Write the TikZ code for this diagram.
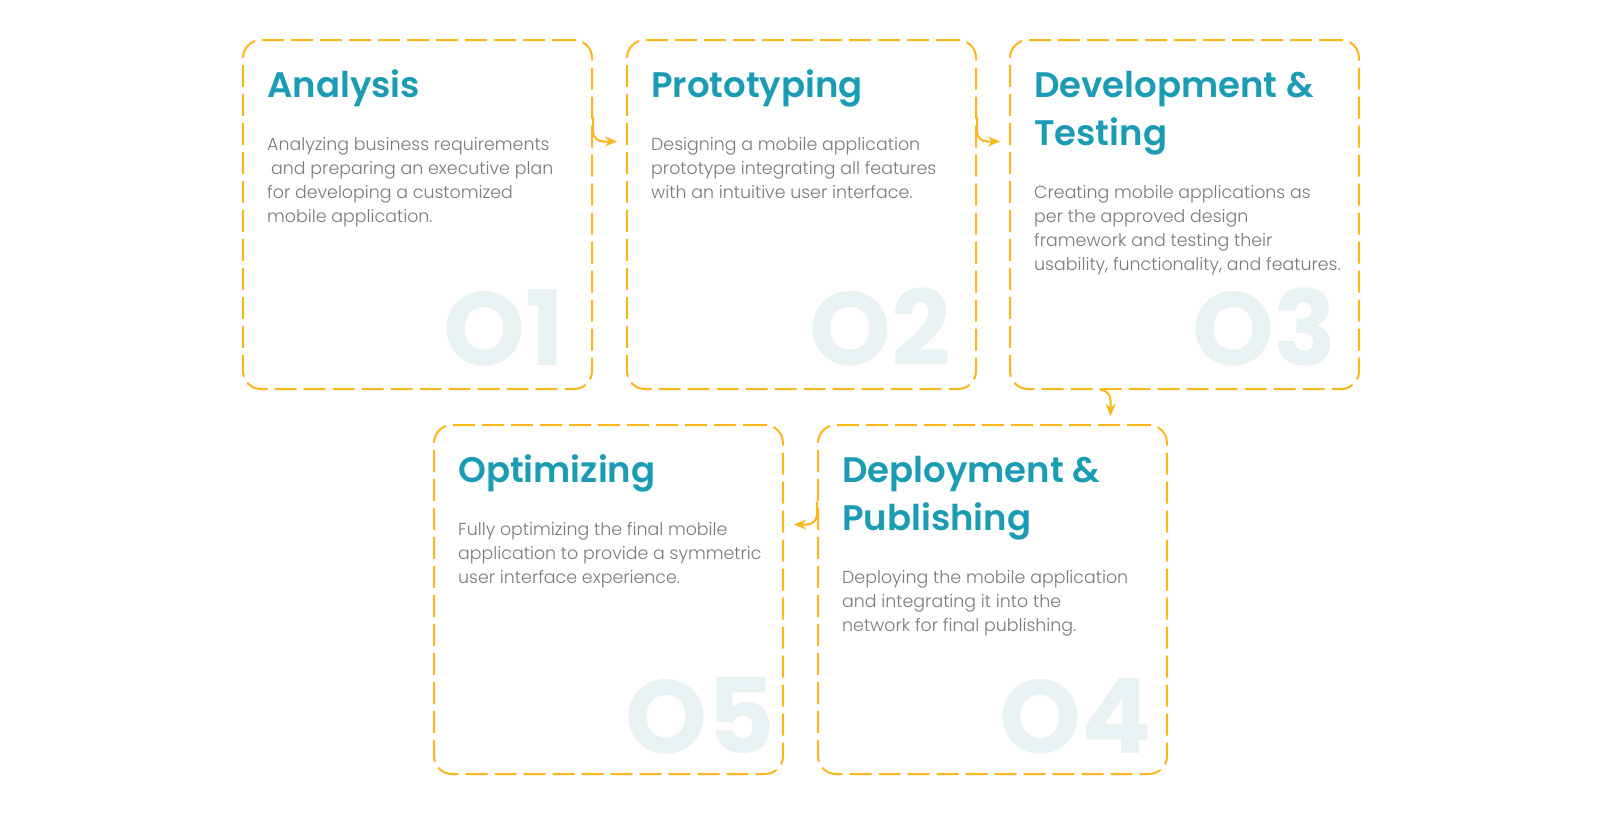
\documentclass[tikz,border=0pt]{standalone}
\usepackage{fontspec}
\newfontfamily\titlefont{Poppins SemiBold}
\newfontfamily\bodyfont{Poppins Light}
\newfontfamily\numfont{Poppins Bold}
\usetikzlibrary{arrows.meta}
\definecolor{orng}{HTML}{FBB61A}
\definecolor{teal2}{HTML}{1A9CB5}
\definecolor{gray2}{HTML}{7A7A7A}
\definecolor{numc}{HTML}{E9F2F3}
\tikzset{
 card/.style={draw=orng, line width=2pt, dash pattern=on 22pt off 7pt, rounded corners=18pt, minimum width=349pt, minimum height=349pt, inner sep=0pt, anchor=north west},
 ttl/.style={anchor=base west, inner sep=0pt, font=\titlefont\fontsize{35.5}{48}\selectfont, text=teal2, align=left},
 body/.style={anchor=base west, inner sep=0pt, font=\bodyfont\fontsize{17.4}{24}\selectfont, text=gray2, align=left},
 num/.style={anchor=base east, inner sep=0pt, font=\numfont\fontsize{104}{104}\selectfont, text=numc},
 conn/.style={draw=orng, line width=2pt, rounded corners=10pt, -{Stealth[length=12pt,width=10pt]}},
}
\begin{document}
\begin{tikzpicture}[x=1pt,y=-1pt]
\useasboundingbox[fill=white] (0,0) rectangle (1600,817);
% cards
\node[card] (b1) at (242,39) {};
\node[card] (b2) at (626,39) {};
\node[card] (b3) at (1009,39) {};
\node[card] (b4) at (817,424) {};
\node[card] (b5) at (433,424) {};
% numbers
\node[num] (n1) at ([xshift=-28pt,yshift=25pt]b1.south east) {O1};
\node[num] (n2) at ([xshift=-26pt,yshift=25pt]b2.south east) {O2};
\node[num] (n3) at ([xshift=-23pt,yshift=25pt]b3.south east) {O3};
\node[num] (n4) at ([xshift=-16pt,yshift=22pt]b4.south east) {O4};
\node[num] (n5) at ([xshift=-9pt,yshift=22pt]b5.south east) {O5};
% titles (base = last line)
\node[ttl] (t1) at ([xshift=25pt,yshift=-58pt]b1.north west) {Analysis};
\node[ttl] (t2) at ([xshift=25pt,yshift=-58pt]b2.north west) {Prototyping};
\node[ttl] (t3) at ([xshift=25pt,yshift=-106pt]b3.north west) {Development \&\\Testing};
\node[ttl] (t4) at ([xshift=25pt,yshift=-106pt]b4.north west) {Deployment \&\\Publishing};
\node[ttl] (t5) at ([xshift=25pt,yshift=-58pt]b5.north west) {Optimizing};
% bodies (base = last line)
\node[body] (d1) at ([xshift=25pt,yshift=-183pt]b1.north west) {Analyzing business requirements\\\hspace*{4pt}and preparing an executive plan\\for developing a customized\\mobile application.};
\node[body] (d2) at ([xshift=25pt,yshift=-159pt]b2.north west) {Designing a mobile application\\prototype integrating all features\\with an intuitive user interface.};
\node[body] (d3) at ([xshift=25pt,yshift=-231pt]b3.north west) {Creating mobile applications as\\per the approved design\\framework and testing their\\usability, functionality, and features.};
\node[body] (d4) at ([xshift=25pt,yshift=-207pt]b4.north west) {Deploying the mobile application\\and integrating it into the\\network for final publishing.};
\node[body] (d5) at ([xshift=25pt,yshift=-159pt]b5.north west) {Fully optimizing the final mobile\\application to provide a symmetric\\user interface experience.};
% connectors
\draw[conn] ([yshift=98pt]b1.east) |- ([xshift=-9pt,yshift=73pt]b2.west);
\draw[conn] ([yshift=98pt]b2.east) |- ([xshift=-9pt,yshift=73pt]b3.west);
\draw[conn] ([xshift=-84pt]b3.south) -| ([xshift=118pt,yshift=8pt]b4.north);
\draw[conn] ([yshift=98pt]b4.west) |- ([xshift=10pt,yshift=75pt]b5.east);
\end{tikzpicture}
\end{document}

◇ ◇ ◇ ◇ ◇ ◇ ◇

:: AIM OF THE TASK ::
Print each line of the material above exactly, with the pictures removed from your copy.

:: RESPONSE BELOW ::
Write the TikZ code for this diagram.
\documentclass[tikz,border=0pt]{standalone}
\usepackage{fontspec}
\newfontfamily\titlefont{Poppins SemiBold}
\newfontfamily\bodyfont{Poppins Light}
\newfontfamily\numfont{Poppins Bold}
\usetikzlibrary{arrows.meta}
\definecolor{orng}{HTML}{FBB61A}
\definecolor{teal2}{HTML}{1A9CB5}
\definecolor{gray2}{HTML}{7A7A7A}
\definecolor{numc}{HTML}{E9F2F3}
\tikzset{
 card/.style={draw=orng, line width=2pt, dash pattern=on 22pt off 7pt, rounded corners=18pt, minimum width=349pt, minimum height=349pt, inner sep=0pt, anchor=north west},
 ttl/.style={anchor=base west, inner sep=0pt, font=\titlefont\fontsize{35.5}{48}\selectfont, text=teal2, align=left},
 body/.style={anchor=base west, inner sep=0pt, font=\bodyfont\fontsize{17.4}{24}\selectfont, text=gray2, align=left},
 num/.style={anchor=base east, inner sep=0pt, font=\numfont\fontsize{104}{104}\selectfont, text=numc},
 conn/.style={draw=orng, line width=2pt, rounded corners=10pt, -{Stealth[length=12pt,width=10pt]}},
}
\begin{document}
\begin{tikzpicture}[x=1pt,y=-1pt]
\useasboundingbox[fill=white] (0,0) rectangle (1600,817);
% cards
\node[card] (b1) at (242,39) {};
\node[card] (b2) at (626,39) {};
\node[card] (b3) at (1009,39) {};
\node[card] (b4) at (817,424) {};
\node[card] (b5) at (433,424) {};
% numbers
\node[num] (n1) at ([xshift=-28pt,yshift=25pt]b1.south east) {O1};
\node[num] (n2) at ([xshift=-26pt,yshift=25pt]b2.south east) {O2};
\node[num] (n3) at ([xshift=-23pt,yshift=25pt]b3.south east) {O3};
\node[num] (n4) at ([xshift=-16pt,yshift=22pt]b4.south east) {O4};
\node[num] (n5) at ([xshift=-9pt,yshift=22pt]b5.south east) {O5};
% titles (base = last line)
\node[ttl] (t1) at ([xshift=25pt,yshift=-58pt]b1.north west) {Analysis};
\node[ttl] (t2) at ([xshift=25pt,yshift=-58pt]b2.north west) {Prototyping};
\node[ttl] (t3) at ([xshift=25pt,yshift=-106pt]b3.north west) {Development \&\\Testing};
\node[ttl] (t4) at ([xshift=25pt,yshift=-106pt]b4.north west) {Deployment \&\\Publishing};
\node[ttl] (t5) at ([xshift=25pt,yshift=-58pt]b5.north west) {Optimizing};
% bodies (base = last line)
\node[body] (d1) at ([xshift=25pt,yshift=-183pt]b1.north west) {Analyzing business requirements\\\hspace*{4pt}and preparing an executive plan\\for developing a customized\\mobile application.};
\node[body] (d2) at ([xshift=25pt,yshift=-159pt]b2.north west) {Designing a mobile application\\prototype integrating all features\\with an intuitive user interface.};
\node[body] (d3) at ([xshift=25pt,yshift=-231pt]b3.north west) {Creating mobile applications as\\per the approved design\\framework and testing their\\usability, functionality, and features.};
\node[body] (d4) at ([xshift=25pt,yshift=-207pt]b4.north west) {Deploying the mobile application\\and integrating it into the\\network for final publishing.};
\node[body] (d5) at ([xshift=25pt,yshift=-159pt]b5.north west) {Fully optimizing the final mobile\\application to provide a symmetric\\user interface experience.};
% connectors
\draw[conn] ([yshift=98pt]b1.east) |- ([xshift=-9pt,yshift=73pt]b2.west);
\draw[conn] ([yshift=98pt]b2.east) |- ([xshift=-9pt,yshift=73pt]b3.west);
\draw[conn] ([xshift=-84pt]b3.south) -| ([xshift=118pt,yshift=8pt]b4.north);
\draw[conn] ([yshift=98pt]b4.west) |- ([xshift=10pt,yshift=75pt]b5.east);
\end{tikzpicture}
\end{document}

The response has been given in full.